Email and the Law

On leaving the EU

It is of concern that the UK is leaving the EU. One of the major problems is that there is no published exit strategy. There were promises, but these were made by those without authority. How we will extricate ourselves is up to the government of the day.

The initial result of the referendum was a drop in both the FTSE250 and the value of the pound against the dollar, but these are likely to rally we are told. At the time of writing many are still holding their breath. Sterling has also dropped against the Euro and this despite the concerns surrounding the result of the Spanish elections. 

For those with email marketing lists and other personal data, the GDPR, due to go live in 2018, might be of concern. It is probable that the UK might still be in the process of leaving by then so, in theory at least, the UK must comply with it. 

Most commentators seem to feel that it would be wise to carry on with implementation processes as it is likely to become UK law, and in any case those dealing with the EU will have to comply in any case. 

The theme of more of the same is common. The often mentioned Norwegian Option has been mentioned as a template for the UK and Boris Johnson, the favourite for the leadership of the Tory party has suggested, although obliquely, that it is the one he favours.

There will be free movement of people and the EU regulations will still govern us. If this is the way forward then the sooner it is announced the sooner the markets will stabilise. It is a result that will satisfy neither the remain camp nor, apparently, most of those who voted to leave.

We would know where we stand with regards data protection regulations and security of email marketing lists. We would, for instance, still benefit from the rejection of Safe Harbour and its pretenders although we are unlikely to be the destination of databases moving from the USA.

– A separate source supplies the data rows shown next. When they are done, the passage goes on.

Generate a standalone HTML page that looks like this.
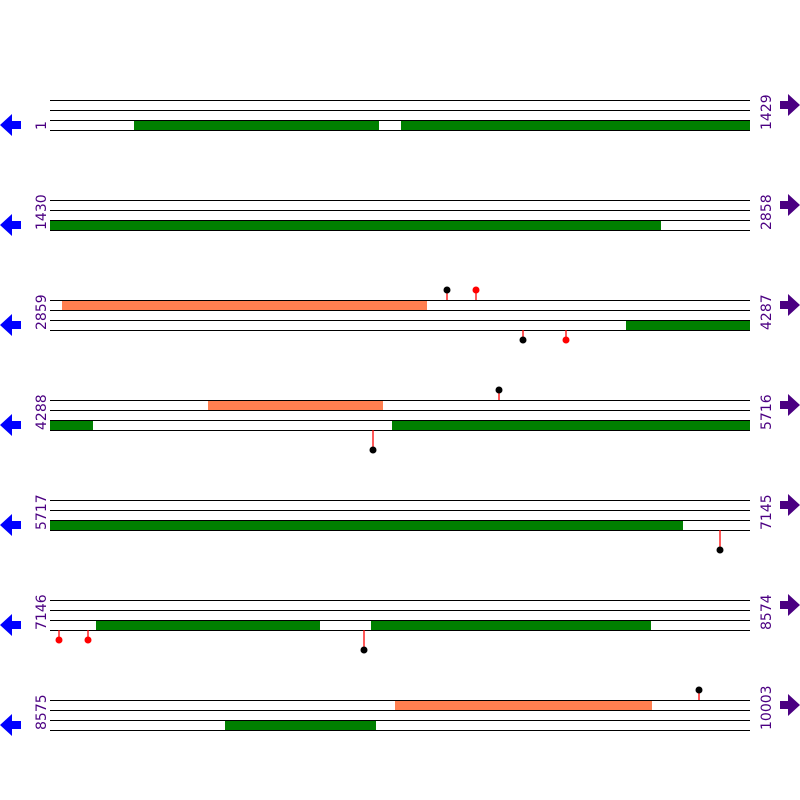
<!DOCTYPE html>
<html><head><style>body{margin:0;background:#fff}svg{display:block}</style></head><body>
<svg width="800" height="800" xmlns="http://www.w3.org/2000/svg" font-family="DejaVu Sans, sans-serif" font-size="14">
<defs>
<g id="base" shape-rendering="crispEdges">
<line x1="50" x2="750" y1="100.5" y2="100.5" stroke="#000" stroke-width="1"/>
<line x1="50" x2="750" y1="110.5" y2="110.5" stroke="#000" stroke-width="1"/>
<line x1="50" x2="750" y1="120.5" y2="120.5" stroke="#000" stroke-width="1"/>
<line x1="50" x2="750" y1="130.5" y2="130.5" stroke="#000" stroke-width="1"/>
</g>
<g id="arr">
<polygon points="0,125 12,114 12,121 21,121 21,129 12,129 12,136" fill="#0000ff"/>
<polygon points="800,105 788,94 788,101 780,101 780,109 788,109 788,116" fill="#4b0082"/>
</g>
</defs>
<rect width="800" height="800" fill="#fff"/>

<g>
<rect x="134" y="120" width="245" height="10" fill="#008000"/>
<rect x="401" y="120" width="349" height="10" fill="#008000"/>
<use href="#base"/><use href="#arr"/>
<text transform="translate(46,130) rotate(-90)" fill="#4b0082">1</text>
<text transform="translate(771,130) rotate(-90)" fill="#4b0082">1429</text>
</g>

<g transform="translate(0,100)">
<rect x="50" y="120" width="611" height="10" fill="#008000"/>
<use href="#base"/><use href="#arr"/>
<text transform="translate(46,130) rotate(-90)" fill="#4b0082">1430</text>
<text transform="translate(771,130) rotate(-90)" fill="#4b0082">2858</text>
</g>

<g transform="translate(0,200)">
<rect x="62" y="100" width="365" height="10" fill="#ff7f50"/>
<rect x="626" y="120" width="124" height="10" fill="#008000"/>
<use href="#base"/><use href="#arr"/>
<line x1="447" x2="447" y1="100" y2="90" stroke="red" stroke-width="1.3"/><circle cx="447" cy="90" r="3.5" fill="#000"/>
<line x1="476" x2="476" y1="100" y2="90" stroke="red" stroke-width="1.3"/><circle cx="476" cy="90" r="3.5" fill="red"/>
<line x1="523" x2="523" y1="130" y2="140" stroke="red" stroke-width="1.3"/><circle cx="523" cy="140" r="3.5" fill="#000"/>
<line x1="566" x2="566" y1="130" y2="140" stroke="red" stroke-width="1.3"/><circle cx="566" cy="140" r="3.5" fill="red"/>
<text transform="translate(46,130) rotate(-90)" fill="#4b0082">2859</text>
<text transform="translate(771,130) rotate(-90)" fill="#4b0082">4287</text>
</g>

<g transform="translate(0,300)">
<rect x="208" y="100" width="175" height="10" fill="#ff7f50"/>
<rect x="50" y="120" width="43" height="10" fill="#008000"/>
<rect x="392" y="120" width="358" height="10" fill="#008000"/>
<use href="#base"/><use href="#arr"/>
<line x1="499" x2="499" y1="100" y2="90" stroke="red" stroke-width="1.3"/><circle cx="499" cy="90" r="3.5" fill="#000"/>
<line x1="373" x2="373" y1="130" y2="150" stroke="red" stroke-width="1.3"/><circle cx="373" cy="150" r="3.5" fill="#000"/>
<text transform="translate(46,130) rotate(-90)" fill="#4b0082">4288</text>
<text transform="translate(771,130) rotate(-90)" fill="#4b0082">5716</text>
</g>

<g transform="translate(0,400)">
<rect x="50" y="120" width="633" height="10" fill="#008000"/>
<use href="#base"/><use href="#arr"/>
<line x1="720" x2="720" y1="130" y2="150" stroke="red" stroke-width="1.3"/><circle cx="720" cy="150" r="3.5" fill="#000"/>
<text transform="translate(46,130) rotate(-90)" fill="#4b0082">5717</text>
<text transform="translate(771,130) rotate(-90)" fill="#4b0082">7145</text>
</g>

<g transform="translate(0,500)">
<rect x="96" y="120" width="224" height="10" fill="#008000"/>
<rect x="371" y="120" width="280" height="10" fill="#008000"/>
<use href="#base"/><use href="#arr"/>
<line x1="59" x2="59" y1="130" y2="140" stroke="red" stroke-width="1.3"/><circle cx="59" cy="140" r="3.5" fill="red"/>
<line x1="88" x2="88" y1="130" y2="140" stroke="red" stroke-width="1.3"/><circle cx="88" cy="140" r="3.5" fill="red"/>
<line x1="364" x2="364" y1="130" y2="150" stroke="red" stroke-width="1.3"/><circle cx="364" cy="150" r="3.5" fill="#000"/>
<text transform="translate(46,130) rotate(-90)" fill="#4b0082">7146</text>
<text transform="translate(771,130) rotate(-90)" fill="#4b0082">8574</text>
</g>

<g transform="translate(0,600)">
<rect x="395" y="100" width="257" height="10" fill="#ff7f50"/>
<rect x="225" y="120" width="151" height="10" fill="#008000"/>
<use href="#base"/><use href="#arr"/>
<line x1="699" x2="699" y1="100" y2="90" stroke="red" stroke-width="1.3"/><circle cx="699" cy="90" r="3.5" fill="#000"/>
<text transform="translate(46,130) rotate(-90)" fill="#4b0082">8575</text>
<text transform="translate(771,130) rotate(-90)" fill="#4b0082">10003</text>
</g>
</svg>
</body></html>
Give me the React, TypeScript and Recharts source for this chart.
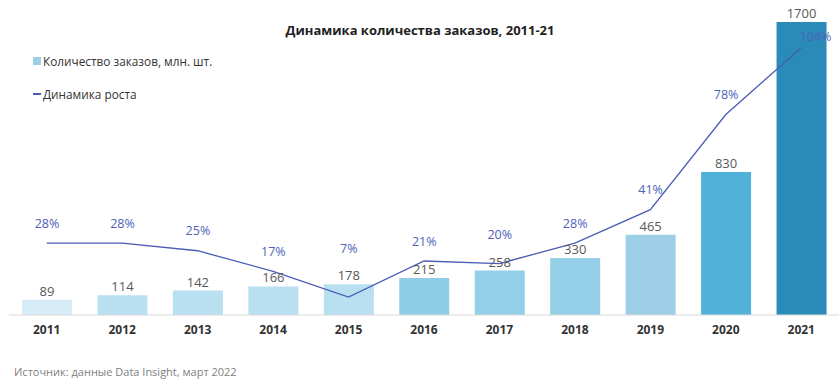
import {Bar, Cell, ComposedChart, LabelList, Line, XAxis, YAxis} from "recharts";

const years = ["2011", "2012", "2013", "2014", "2015", "2016", "2017", "2018", "2019", "2020", "2021"];
const orders = [89, 114, 142, 166, 178, 215, 258, 330, 465, 830, 1700];
const growth = [28, 28, 25, 17, 7, 21, 20, 28, 41, 78, 104];
const barColors = ["#d6ecf6", "#b9e0f1", "#b9e0f1", "#b9e0f1", "#b9e0f1", "#90cde7", "#93cfe8", "#95cfe7", "#9dd0e7", "#52b1d9", "#2a8bb8"];

const data = years.map((year, i) => ({year, orders: orders[i], growth: growth[i]}));

const FONT = "'Open Sans', sans-serif";
const ORDERS_MAX = 1700;
const GROWTH_MAX = 114;

// growth % labels: sit above the line point, pushed up if they hit the bar value label
function GrowthLabel(props: any) {
  const vb = props.viewBox ?? props;
  const {x, y, width, height} = vb;
  const i = props.index;
  const base = y + height;
  const plotH = (height * ORDERS_MAX) / orders[i];
  const lineY = base - (growth[i] / GROWTH_MAX) * plotH;
  let ty = lineY - 20;
  let tx = x + width / 2;
  if (ty > y) {
    // line runs inside the bar: keep label close, to the right of the line
    ty = lineY - 11;
    tx += 14;
  } else if (Math.abs(ty - (y - 11)) < 16) {
    ty = Math.min(ty, y - 36);
  }
  return (
    <text x={tx} y={ty} textAnchor="middle" dominantBaseline="central" fill="#4d62b8" fontSize={12.5} fontFamily={FONT}>
      {growth[i]}%
    </text>
  );
}

function LegendBox() {
  const row = {display: "flex", alignItems: "center", height: 18, fontSize: 11.8, color: "#333"};
  return (
    <div style={{position: "absolute", left: 33, top: 52}}>
      <div style={row}>
        <span style={{width: 8, height: 8, background: "#9dd0e8", marginRight: 2, display: "inline-block"}} />
        Количество заказов, млн. шт.
      </div>
      <div style={{...row, marginTop: 15}}>
        <span style={{width: 8, height: 1.5, background: "#4a5cb5", marginRight: 2, display: "inline-block"}} />
        Динамика роста
      </div>
    </div>
  );
}

export default function App() {
  return (
    <div style={{position: "absolute", left: 0, top: 0, width: 840, height: 387, background: "#fff", fontFamily: FONT}}>
      <div style={{position: "absolute", top: 21, left: 0, width: 840, textAlign: "center", fontWeight: 700, fontSize: 13, color: "#222"}}>
        Динамика количества заказов, 2011-21
      </div>
      <ComposedChart width={840} height={387} data={data} margin={{top: 22, right: 1, left: 9, bottom: 42}}>
        <XAxis dataKey="year" height={30} tickLine={false} axisLine={{stroke: "#d9d9d9"}} tickMargin={4}
          tick={{fill: "#333", fontSize: 12, fontWeight: 700, fontFamily: FONT}} />
        <YAxis yAxisId="orders" hide domain={[0, ORDERS_MAX]} />
        <YAxis yAxisId="growth" hide orientation="right" domain={[0, GROWTH_MAX]} />
        <Bar yAxisId="orders" dataKey="orders" barSize={50} isAnimationActive={false}>
          {data.map((d, i) => <Cell key={d.year} fill={barColors[i]} />)}
          <LabelList dataKey="orders" position="top" offset={4} fill="#595959" fontSize={13} fontFamily={FONT} />
          <LabelList dataKey="growth" content={GrowthLabel} />
        </Bar>
        <Line yAxisId="growth" dataKey="growth" type="linear" stroke="#4a5cb5" strokeWidth={1.3} dot={false} activeDot={false} isAnimationActive={false} />
      </ComposedChart>
      <LegendBox />
      <div style={{position: "absolute", left: 14, top: 364, fontSize: 11, color: "#808080"}}>
        Источник: данные Data Insight, март 2022
      </div>
    </div>
  );
}
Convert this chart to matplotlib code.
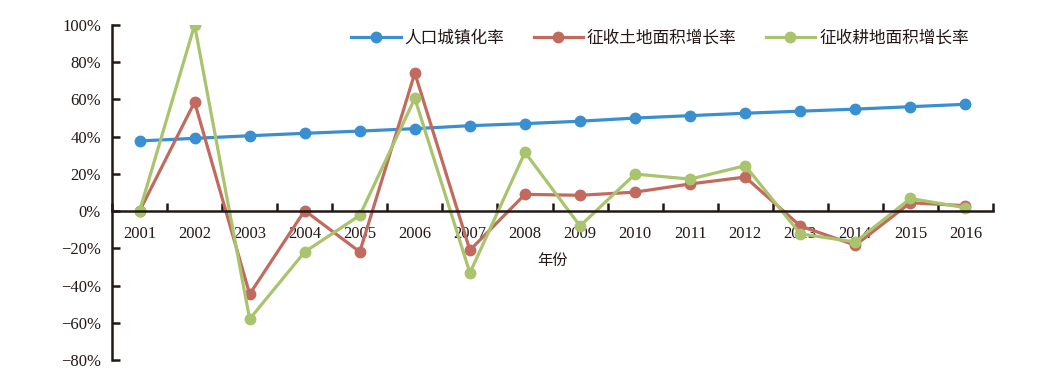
import matplotlib
matplotlib.use("Agg")
import matplotlib.pyplot as plt
from matplotlib.ticker import FixedLocator, FuncFormatter
import numpy as np

years = ["2001", "2002", "2003", "2004", "2005", "2006", "2007", "2008",
         "2009", "2010", "2011", "2012", "2013", "2014", "2015", "2016"]
urban = [37.7, 39.1, 40.5, 41.8, 43.0, 44.3, 45.9, 47.0,
         48.3, 50.0, 51.3, 52.6, 53.7, 54.8, 56.1, 57.4]
land = [0.0, 58.6, -44.6, 0.3, -21.9, 74.2, -21.0, 9.0,
        8.5, 10.2, 14.6, 18.3, -8.0, -18.3, 4.5, 2.9]
farm = [0.0, 100.0, -58.0, -21.9, -2.3, 60.6, -33.2, 31.6,
        -8.0, 19.9, 17.2, 24.4, -12.2, -16.6, 6.8, 1.8]
series_names = ["人口城镇化率", "征收土地面积增长率", "征收耕地面积增长率"]
yticks = [-80, -60, -40, -20, 0, 20, 40, 60, 80, 100]

colors = ["#3A8FD0", "#C26A5E", "#A9C46C"]
serif = ["Liberation Serif", "DejaVu Serif"]
cjk = ["Noto Sans CJK SC", "DejaVu Sans"]

fig = plt.figure(figsize=(10.49, 3.78), dpi=100)
ax = fig.add_axes([112 / 1049, 1 - 360 / 378, (993 - 112) / 1049, (360 - 25) / 378])

x = np.arange(len(years))
lines = []
for vals, c, name in zip([urban, land, farm], colors, series_names):
    ln, = ax.plot(x, vals, color=c, lw=2.3, marker="o", ms=7.5, label=name,
                  solid_joinstyle="round")
    lines.append(ln)

ax.set_xlim(-0.5, len(years) - 0.5)
ax.set_ylim(-80, 100)

for s in ["top", "right"]:
    ax.spines[s].set_visible(False)
ax.spines["bottom"].set_position(("data", 0))
ax.spines["left"].set_linewidth(1.8)
ax.spines["bottom"].set_linewidth(1.8)
ax.spines["left"].set_color("#231815")
ax.spines["bottom"].set_color("#231815")

# y axis
ax.yaxis.set_major_locator(FixedLocator(yticks))
ax.yaxis.set_major_formatter(FuncFormatter(lambda v, p: ("\u2212" if v < 0 else "") + f"{abs(int(v))}%"))
ax.tick_params(axis="y", direction="in", length=6, width=1.8, color="#231815", pad=8)
for lab in ax.get_yticklabels():
    lab.set_fontfamily(serif)
    lab.set_fontsize(12)
    lab.set_color("#231815")

# x axis: ticks at boundaries, labels at centers
ax.xaxis.set_major_locator(FixedLocator(np.arange(len(years) + 1) - 0.5))
ax.xaxis.set_major_formatter(FuncFormatter(lambda v, p: ""))
ax.xaxis.set_minor_locator(FixedLocator(x))
ax.xaxis.set_minor_formatter(FuncFormatter(lambda v, p: years[int(round(v))]))
ax.tick_params(axis="x", which="major", direction="in", length=6, width=1.8, color="#231815")
ax.tick_params(axis="x", which="minor", length=0, pad=11)
for lab in ax.get_xticklabels(minor=True):
    lab.set_fontfamily(serif)
    lab.set_fontsize(12)
    lab.set_color("#231815")

ax.text(0.5, (360 - 260) / 335, "年份", transform=ax.transAxes, ha="center", va="center",
        fontfamily=cjk, fontsize=11, color="#231815")

leg = fig.legend(handles=lines, loc="center", bbox_to_anchor=(660 / 1049, 1 - 38 / 378),
                 ncol=3, frameon=False, prop={"family": cjk, "size": 12},
                 handlelength=2.95, columnspacing=1.75, handletextpad=0.25,
                 borderpad=0, borderaxespad=0)
for t in leg.get_texts():
    t.set_color("#231815")

fig.savefig("out.png", dpi=100)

Osbourne has given a less than rousing view of the situation, but has suggested that the government has a plan, the details of which were not revealed. One was left with the feeling that the plan is to make out there is an effective plan in order to placate the markets.

Those CEOs who have commented have suggested that they are well equipped for the challenge ahead, probably PR speak to placate investors. There is a fear that the EU will want to make an example of the UK pour encourager les autres. There are other members considering their options. 

There is little doubt that for the period leading up to the parting of the ways, and for some time afterwards, there will be a disruption in the markets. There will be opportunities for those with a sense of adventure. With the Tory party choosing a new leader and labour squabbling over theirs, it is a wonder the markets have only dropped as far as they have.

Leave is not the disaster it is being painted and there is likely to be a rebound in confidence. Countries will still want to trade with us and there will be opportunities for those sharp enough to grab them.